Kaminetsky was born in Brooklyn, New York in 1911. At first, he attended public school for a year, but his father wanted him to attend a yeshiva, and sold the family home in order to afford the tuition; they moved from East New York to Brownsville. Kaminetsky attended Yeshiva Rabbi Chaim Berlin for elementary school, and later Talmudical Academy High School on East Broadway on the Lower East Side of Manhattan.
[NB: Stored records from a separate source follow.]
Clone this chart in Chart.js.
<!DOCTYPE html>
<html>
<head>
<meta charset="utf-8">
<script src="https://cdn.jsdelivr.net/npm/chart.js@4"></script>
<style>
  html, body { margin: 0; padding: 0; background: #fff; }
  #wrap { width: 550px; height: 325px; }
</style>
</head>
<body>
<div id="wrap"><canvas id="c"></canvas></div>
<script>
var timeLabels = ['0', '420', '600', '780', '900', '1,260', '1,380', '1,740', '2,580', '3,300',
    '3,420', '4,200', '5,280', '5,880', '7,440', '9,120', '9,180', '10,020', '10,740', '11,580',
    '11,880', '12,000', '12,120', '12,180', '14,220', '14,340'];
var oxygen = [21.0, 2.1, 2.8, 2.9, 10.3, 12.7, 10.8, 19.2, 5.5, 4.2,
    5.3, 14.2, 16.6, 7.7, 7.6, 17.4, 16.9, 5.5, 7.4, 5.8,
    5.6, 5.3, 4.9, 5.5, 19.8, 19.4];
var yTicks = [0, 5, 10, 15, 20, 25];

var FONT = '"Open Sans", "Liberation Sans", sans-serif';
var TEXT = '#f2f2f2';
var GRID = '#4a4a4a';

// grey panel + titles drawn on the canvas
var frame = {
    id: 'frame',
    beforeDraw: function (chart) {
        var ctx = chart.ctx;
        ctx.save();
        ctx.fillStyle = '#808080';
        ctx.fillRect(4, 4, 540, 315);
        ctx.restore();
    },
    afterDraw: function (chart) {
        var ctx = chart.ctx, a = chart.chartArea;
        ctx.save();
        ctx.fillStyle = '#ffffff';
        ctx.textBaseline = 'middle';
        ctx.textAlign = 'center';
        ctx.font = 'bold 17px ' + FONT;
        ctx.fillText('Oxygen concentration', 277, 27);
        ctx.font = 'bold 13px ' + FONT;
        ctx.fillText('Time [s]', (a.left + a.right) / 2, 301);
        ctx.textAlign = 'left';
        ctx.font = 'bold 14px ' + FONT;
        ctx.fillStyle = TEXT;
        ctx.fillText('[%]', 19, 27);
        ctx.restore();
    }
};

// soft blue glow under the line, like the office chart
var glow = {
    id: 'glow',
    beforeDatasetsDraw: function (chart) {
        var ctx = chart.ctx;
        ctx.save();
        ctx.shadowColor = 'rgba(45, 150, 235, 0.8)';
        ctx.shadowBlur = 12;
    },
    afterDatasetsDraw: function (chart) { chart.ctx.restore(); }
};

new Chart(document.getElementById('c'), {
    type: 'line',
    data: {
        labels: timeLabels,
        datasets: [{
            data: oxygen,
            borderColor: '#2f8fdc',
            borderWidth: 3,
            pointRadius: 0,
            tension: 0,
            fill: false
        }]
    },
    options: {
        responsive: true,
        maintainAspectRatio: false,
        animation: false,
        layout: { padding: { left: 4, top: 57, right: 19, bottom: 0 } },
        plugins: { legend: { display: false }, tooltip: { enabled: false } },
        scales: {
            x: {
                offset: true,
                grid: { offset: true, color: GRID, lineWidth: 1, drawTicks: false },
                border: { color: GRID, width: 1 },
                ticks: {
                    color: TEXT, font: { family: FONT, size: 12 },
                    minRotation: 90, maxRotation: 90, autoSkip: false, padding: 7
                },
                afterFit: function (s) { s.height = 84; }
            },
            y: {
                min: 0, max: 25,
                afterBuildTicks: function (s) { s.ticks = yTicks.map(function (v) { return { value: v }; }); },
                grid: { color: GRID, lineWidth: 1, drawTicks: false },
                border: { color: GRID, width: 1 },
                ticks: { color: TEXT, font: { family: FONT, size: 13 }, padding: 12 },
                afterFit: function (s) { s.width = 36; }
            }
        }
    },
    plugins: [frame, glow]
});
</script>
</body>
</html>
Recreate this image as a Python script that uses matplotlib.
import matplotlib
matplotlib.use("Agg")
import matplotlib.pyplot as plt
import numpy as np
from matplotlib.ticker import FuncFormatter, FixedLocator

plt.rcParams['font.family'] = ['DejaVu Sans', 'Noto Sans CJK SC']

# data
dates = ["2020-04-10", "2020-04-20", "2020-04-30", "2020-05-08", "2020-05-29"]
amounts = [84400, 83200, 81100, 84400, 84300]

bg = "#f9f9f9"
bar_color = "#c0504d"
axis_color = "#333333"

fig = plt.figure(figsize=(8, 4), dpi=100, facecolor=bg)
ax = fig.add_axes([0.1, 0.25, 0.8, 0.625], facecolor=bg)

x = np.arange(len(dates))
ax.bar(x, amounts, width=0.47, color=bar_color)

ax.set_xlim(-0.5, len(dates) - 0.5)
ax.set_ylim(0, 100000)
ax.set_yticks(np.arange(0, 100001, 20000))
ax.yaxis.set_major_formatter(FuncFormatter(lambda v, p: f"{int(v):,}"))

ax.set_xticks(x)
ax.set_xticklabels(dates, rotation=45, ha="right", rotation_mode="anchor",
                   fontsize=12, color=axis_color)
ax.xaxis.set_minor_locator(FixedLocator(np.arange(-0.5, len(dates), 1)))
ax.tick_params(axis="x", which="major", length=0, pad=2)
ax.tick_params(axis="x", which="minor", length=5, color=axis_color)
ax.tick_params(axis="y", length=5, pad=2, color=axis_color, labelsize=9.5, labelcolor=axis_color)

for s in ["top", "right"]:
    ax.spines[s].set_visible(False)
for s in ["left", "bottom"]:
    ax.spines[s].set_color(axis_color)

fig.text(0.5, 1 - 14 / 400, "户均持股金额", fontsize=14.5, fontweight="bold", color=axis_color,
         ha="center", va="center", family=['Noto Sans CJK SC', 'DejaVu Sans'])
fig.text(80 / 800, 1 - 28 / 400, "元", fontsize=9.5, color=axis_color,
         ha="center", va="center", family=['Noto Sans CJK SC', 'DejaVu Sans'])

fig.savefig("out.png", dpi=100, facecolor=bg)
Kaminetsky then became a member of the first class at Yeshiva University, graduating magna cum laude in 1932. He immediately sought to immerse himself in the area of Jewish education, becoming the principal of the afternoon school of Manhattan's prestigious Jewish Center synagogue and later its assistant rabbi under Rabbi Leo Jung, serving this post in the 1930s and 1940s. After receiving his doctorate in education from Columbia Teachers College, he became the executive director of Manhattan Day School. It was at this post that he was tapped to be a leader at Torah Umesorah. He served as educational director for two years before rising to director of the entire organization, replacing Rabbi Shraga Feivel Mendlowitz upon the latter's death in 1948.